Each time an error occures, the script places an error code into $error array property and appends an error message to $err_msg string property. If an error occures, it prevents execution of parts of the script that depend on successful execution of the part where the error occured. Warnings work similarly to errors except they do not prevent execution of other parts of the script, because they always occur in non-critical places. Warnings use $warn property to store warning codes and $warn_msg for warning texts.

If Debug mode is disabled, you should check if $error property evaluates to true, which would mean that $error array is not empty, i.e. has one or multiple error codes as its elements. Error handling example:

$excel = new MSXLS('nofile.xls'); //Try to open non-existing file

if($excel->error){
  var_dump(end($excel->error)); //Will output last error code
  var_dump($excel->err_msg); //Will output all errors texts
  die(); //Terminate script execution
}

if($excel->warn){
  var_dump(end($excel->warn)); //Will output last warning code
  var_dump($excel->warn_msg); //Will output all warnings texts
}

If Debug mode is enabled, errors and warnings are printed (echoed) to standart output automatically.

7. Security considerations

There are extensive error checks in every function that should prevent any potential problems no matter what file is supplied to the constructor. The only potential security risk can come from the Debug mode, which prints a function name in which an error or a warning has occured, but even then I do not see how such information can lead to problems with this particular class. It's pretty safe to say that this code can be safely run in (automated) production of any kind. Same applies to MSCFB class.

8. Performance and memory

The MSXLS class has been optimized for fast parsing and data extraction, while still performing error checks for safety. It is possible to marginally increase performance by leaving those error checks out, but I would strongly advise against it, because if a specially crafted mallicious file is supplied, it becomes possible to cause a memory hog or an infinite loop.
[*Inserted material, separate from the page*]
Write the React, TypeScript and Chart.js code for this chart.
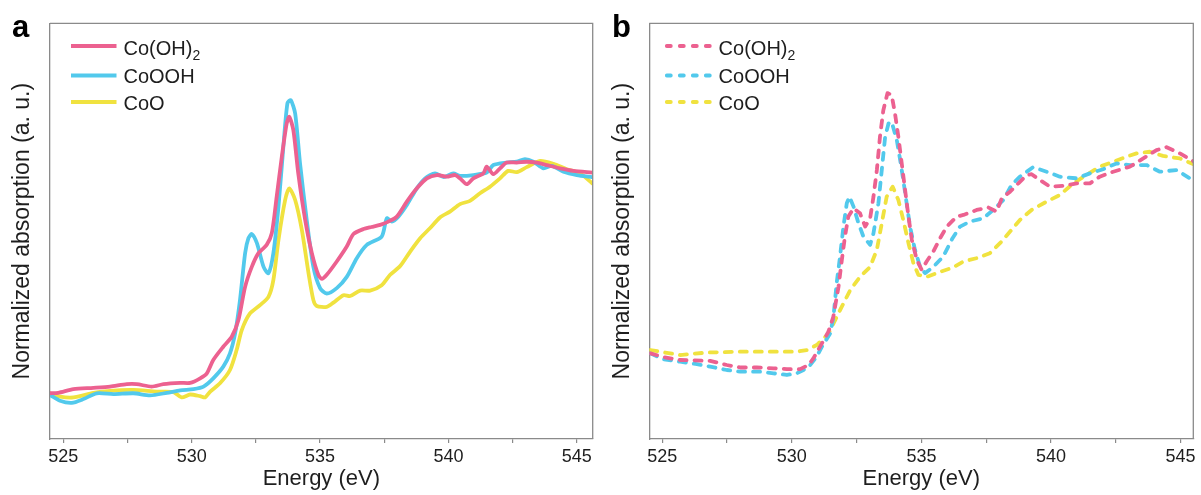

The following numbers were obtained on a Windows machine (AMD Phenom II x4 940), with a 97.0 MiB test XLS file (96.2 MiB Workbook stream) using WAMP server. XLS file consists entirely of unique strings. Default temporary file settings is used.

Time Memory Time Memory Action
7.52s 1.0 MiB 3.48s 0.6 MiB Open XLS File (create MSXLS instance)
77.77s 213.2 MiB 16.41s 128.8 MiB Open XLS File and parse in Array mode
91.08s 192.2 MiB 27.20s 204.3 MiB Open file, parse in Row-by-row mode to variable
54.71s 82.9 MiB 21.49s 82.1 MiB Open file, parse in Row-by-row mode (don't save)
5.6.25 32-bit 5.6.25 32-bit 7.0.10 64-bit 7.0.10 64-bit PHP Version

Note: Disabling temporary files does not decrease script execution time by any significant margin. In fact, the execution time is increased sometimes.

Note: It took 1.65 seconds and 12.0 MiB of memory to parse a real-life XLS pricelist of 13051 entries in Array mode in PHP 7.0.10. That XLS file was 3.45 MiB in size.

9. More documentation

All code in MSXLS.php file is heavily commented, feel free to take a look at it. To understand how XLS file is structured, please refer to MS documentation, or to OpenOffice.org's Documentation of MS Compound File (also provided as a PDF file in this repository).